I like to run road and trail races.  They’re the perfect sort of semi-social physical activity that gets me out and about, in the presence of people who also like being out and about, without requiring any deep discussion or idle chit-chat.  It’s basically people-watching, but in motion, plus I typically get a t-shirt and a banana out of it.

The point is, I witness a lot of different strategies for dealing with difficult experiences: people who keep their head down and watch their feet, people who ask each other what’s coming up ahead, people who need headphones or earbuds to distract them from the run.  People who run alone or with their children, their friends, their partners.

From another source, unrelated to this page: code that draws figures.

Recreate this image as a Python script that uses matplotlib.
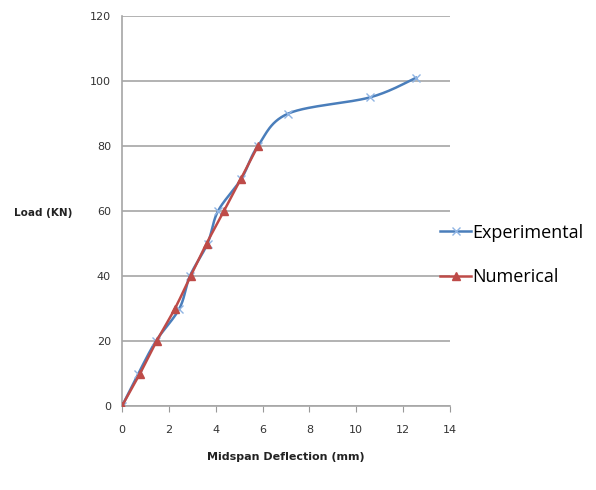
import numpy as np
import matplotlib.pyplot as plt
from matplotlib.lines import Line2D

exp_defl = [0, 0.7, 1.45, 2.45, 2.9, 3.65, 4.1, 5.1, 5.8, 7.1, 10.6, 12.55]
exp_load = [0, 10, 20, 30, 40, 50, 60, 70, 80, 90, 95, 101]

num_defl = [0, 0.77, 1.48, 2.26, 2.93, 3.61, 4.35, 5.08, 5.8]
num_load = [0, 10, 20, 30, 40, 50, 60, 70, 80]

x_ticks = [0, 2, 4, 6, 8, 10, 12, 14]
y_ticks = [0, 20, 40, 60, 80, 100, 120]

blue = "#4a7ebb"
red = "#be4b48"


# geglättete Linie wie in Excel (Catmull-Rom)
def smooth(x, y, n=30):
    p = np.column_stack([x, y]).astype(float)
    p = np.vstack([p[0], p, p[-1]])
    out = []
    t = np.linspace(0, 1, n)[:, None]
    for i in range(1, len(p) - 2):
        p0, p1, p2, p3 = p[i - 1], p[i], p[i + 1], p[i + 2]
        seg = 0.5 * ((2 * p1) + (-p0 + p2) * t + (2 * p0 - 5 * p1 + 4 * p2 - p3) * t**2
                     + (-p0 + 3 * p1 - 3 * p2 + p3) * t**3)
        out.append(seg)
    s = np.vstack(out)
    return s[:, 0], s[:, 1]


fig = plt.figure(figsize=(5.96, 4.90), dpi=100)
ax = fig.add_axes([0.2047, 0.1714, 0.5503, 0.7959])

sx, sy = smooth(exp_defl, exp_load)
ax.plot(sx, sy, color=blue, lw=1.8, zorder=3)
ax.plot(exp_defl, exp_load, ls="none", marker="x", ms=6, mew=1.0, color="#8fb4e3", zorder=4)

sx, sy = smooth(num_defl, num_load)
ax.plot(sx, sy, color=red, lw=1.8, zorder=5)
ax.plot(num_defl, num_load, ls="none", marker="^", ms=5.5, color=red, zorder=6)

ax.set_xlim(0, 14)
ax.set_ylim(0, 120)
ax.set_xticks(x_ticks)
ax.set_yticks(y_ticks)
ax.tick_params(axis="both", labelsize=8, colors="#333333", length=0, pad=8)
ax.tick_params(axis="x", length=4, color="#999999", direction="out", pad=10)
ax.grid(axis="y", color="#a6a6a6", lw=1.2)
ax.set_axisbelow(True)
for s in ["top", "right"]:
    ax.spines[s].set_visible(False)
for s in ["left", "bottom"]:
    ax.spines[s].set_color("#a6a6a6")
    ax.spines[s].set_linewidth(1.2)

ax.set_xlabel("Midspan Deflection (mm)", fontsize=8, fontweight="bold", color="#222222", labelpad=12)
fig.text(0.072, 0.565, "Load (KN)", fontsize=7.5, fontweight="bold", color="#222222", ha="center", va="center")

handles = [Line2D([], [], color=blue, marker="x", mec="#8fb4e3", ms=6, lw=1.8),
           Line2D([], [], color=red, marker="^", ms=5.5, lw=1.8)]
fig.legend(handles, ["Experimental", "Numerical"], loc="center left",
           bbox_to_anchor=(0.738, 0.48), frameon=False, borderpad=0, borderaxespad=0,
           handlelength=1.75, handletextpad=0.05, labelspacing=1.45,
           prop={"family": "Open Sans", "size": 13})

fig.savefig("out.png", dpi=100)
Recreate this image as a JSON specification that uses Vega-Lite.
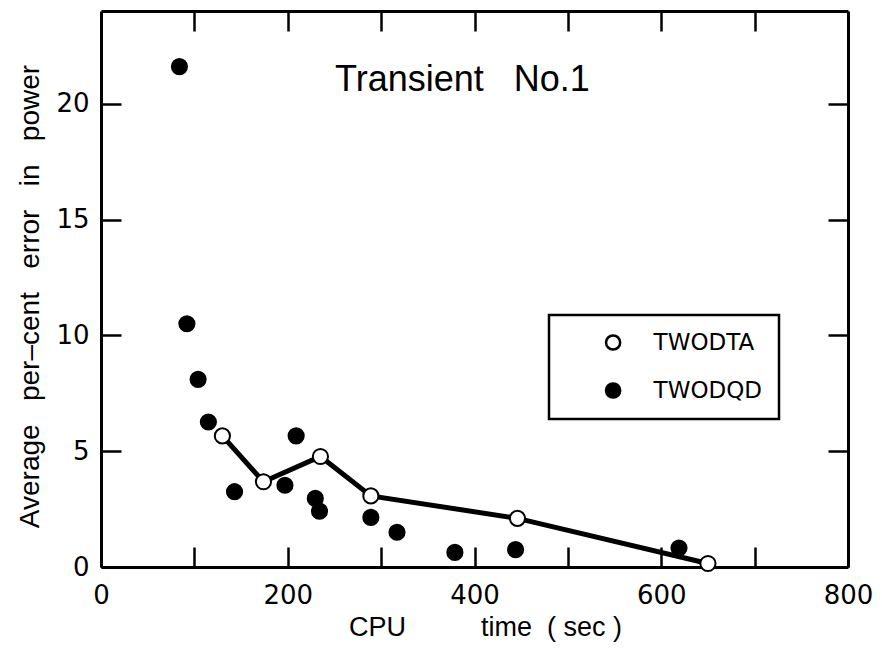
{
  "$schema": "https://vega.github.io/schema/vega-lite/v6.json",
  "width": 747,
  "height": 556,
  "autosize": "none",
  "padding": {"left": 101, "top": 11, "right": 34, "bottom": 89},
  "background": "white",
  "title": {
    "text": "Transient\u00a0\u00a0\u00a0No.1",
    "font": "Liberation Sans",
    "fontSize": 36,
    "fontWeight": "normal",
    "color": "black",
    "anchor": "middle",
    "baseline": "alphabetic",
    "offset": -117,
    "dx": -12
  },
  "config": {
    "view": {"stroke": null},
    "axis": {
      "domain": true,
      "domainColor": "black",
      "domainWidth": 3,
      "tickColor": "black",
      "tickWidth": 2.5,
      "tickSize": -20,
      "labelFont": "DejaVu Sans",
      "labelFontSize": 26,
      "labelColor": "black",
      "labelFlush": false,
      "labelOverlap": false,
      "labelBound": false,
      "grid": false,
      "titleFont": "Liberation Sans",
      "titleFontSize": 27,
      "titleFontWeight": "normal",
      "titleColor": "black",
      "titleLimit": 0
    },
    "legend": {
      "orient": "none",
      "legendX": 448,
      "legendY": 304,
      "direction": "vertical",
      "strokeColor": "black",
      "strokeWidth": 2.5,
      "fillColor": "white",
      "padding": 16,
      "rowPadding": 23,
      "symbolSize": 200,
      "symbolOffset": 36.6,
      "symbolOpacity": 1,
      "labelOffset": 29,
      "labelFont": "DejaVu Sans",
      "labelFontSize": 23,
      "labelColor": "black",
      "labelLimit": 0
    }
  },
  "data": {
    "values": [
      {"series": "TWODTA", "cpu": 130, "err": 5.66},
      {"series": "TWODTA", "cpu": 174, "err": 3.68},
      {"series": "TWODTA", "cpu": 235, "err": 4.77},
      {"series": "TWODTA", "cpu": 289, "err": 3.07},
      {"series": "TWODTA", "cpu": 446, "err": 2.1},
      {"series": "TWODTA", "cpu": 650, "err": 0.15},
      {"series": "TWODQD", "cpu": 84, "err": 21.6},
      {"series": "TWODQD", "cpu": 92, "err": 10.5},
      {"series": "TWODQD", "cpu": 104, "err": 8.1},
      {"series": "TWODQD", "cpu": 115, "err": 6.26},
      {"series": "TWODQD", "cpu": 143, "err": 3.25},
      {"series": "TWODQD", "cpu": 197, "err": 3.53},
      {"series": "TWODQD", "cpu": 209, "err": 5.66},
      {"series": "TWODQD", "cpu": 229.5, "err": 2.96},
      {"series": "TWODQD", "cpu": 234, "err": 2.41},
      {"series": "TWODQD", "cpu": 289, "err": 2.14},
      {"series": "TWODQD", "cpu": 317, "err": 1.5},
      {"series": "TWODQD", "cpu": 379, "err": 0.63},
      {"series": "TWODQD", "cpu": 444, "err": 0.75},
      {"series": "TWODQD", "cpu": 619, "err": 0.82}
    ]
  },
  "layer": [
    {
      "transform": [{"filter": "datum.series === 'TWODTA'"}],
      "mark": {"type": "line", "color": "black", "strokeWidth": 5},
      "encoding": {
        "x": {
          "field": "cpu",
          "type": "quantitative",
          "scale": {"domain": [0, 800], "nice": false, "zero": false},
          "axis": {
            "orient": "bottom",
            "values": [0, 100, 200, 300, 400, 500, 600, 700, 800],
            "labelExpr": "datum.value % 200 === 0 ? datum.label : ''",
            "labelPadding": 35,
            "title": "CPU\u00a0\u00a0\u00a0\u00a0\u00a0\u00a0\u00a0\u00a0\u00a0\u00a0time\u00a0\u00a0(\u00a0sec\u00a0)",
            "titleX": 384,
            "titleY": 68,
            "titleAlign": "center",
            "titleBaseline": "alphabetic"
          }
        },
        "y": {
          "field": "err",
          "type": "quantitative",
          "scale": {"domain": [0, 24], "nice": false, "zero": false},
          "axis": {
            "orient": "left",
            "values": [0, 5, 10, 15, 20],
            "labelPadding": 32,
            "title": "Average\u00a0\u00a0\u00a0per\u2013cent\u00a0\u00a0\u00a0error\u00a0\u00a0\u00a0in\u00a0\u00a0\u00a0power",
            "titleFontSize": 28,
            "titleAngle": 270,
            "titleX": -71,
            "titleY": 285,
            "titleAlign": "center",
            "titleBaseline": "middle"
          }
        },
        "order": {"field": "cpu", "type": "quantitative"}
      }
    },
    {
      "mark": {"type": "point", "filled": true, "size": 230, "stroke": "black", "strokeWidth": 2, "opacity": 1},
      "encoding": {
        "x": {
          "field": "cpu",
          "type": "quantitative",
          "axis": {
            "orient": "top",
            "values": [100, 200, 300, 400, 500, 600, 700],
            "labels": false,
            "title": null
          }
        },
        "y": {
          "field": "err",
          "type": "quantitative",
          "axis": {
            "orient": "right",
            "values": [5, 10, 15, 20],
            "labels": false,
            "title": null
          }
        },
        "fill": {
          "field": "series",
          "type": "nominal",
          "scale": {"domain": ["TWODTA", "TWODQD"], "range": ["white", "black"]},
          "legend": {
            "title": null,
            "symbolStrokeColor": "black",
            "symbolStrokeWidth": 2.5
          }
        }
      }
    }
  ]
}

I hear a lot of advice among runners, a lot of kind encouragement and some less kind.  I love that runners are so willing to tell strangers, “Great job!” and “You got this!”  I don’t always feel so positively about how some runners chivvy their partners or their children into continuing when they’re obviously uncomfortable.

When you’re in distress, physical or mental, and someone tells you, “You just gotta push through,” I want you to stop and ask yourself: do I need to push through?  Are there any other options?  Maybe I just need to slow down, or take a rest.  Maybe I’m in distress because my body is warning me it can’t “just push through.”  Or maybe it can, but at what cost?

What are the consequences of stopping as opposed to continuing on, and is there a middle ground?

If you’re running for your life, you’d better push through.  But if you’re running for a free banana or a good race photo, maybe it’s worth taking a breather, and being able to run another race instead of killing yourself just to say you finished this one.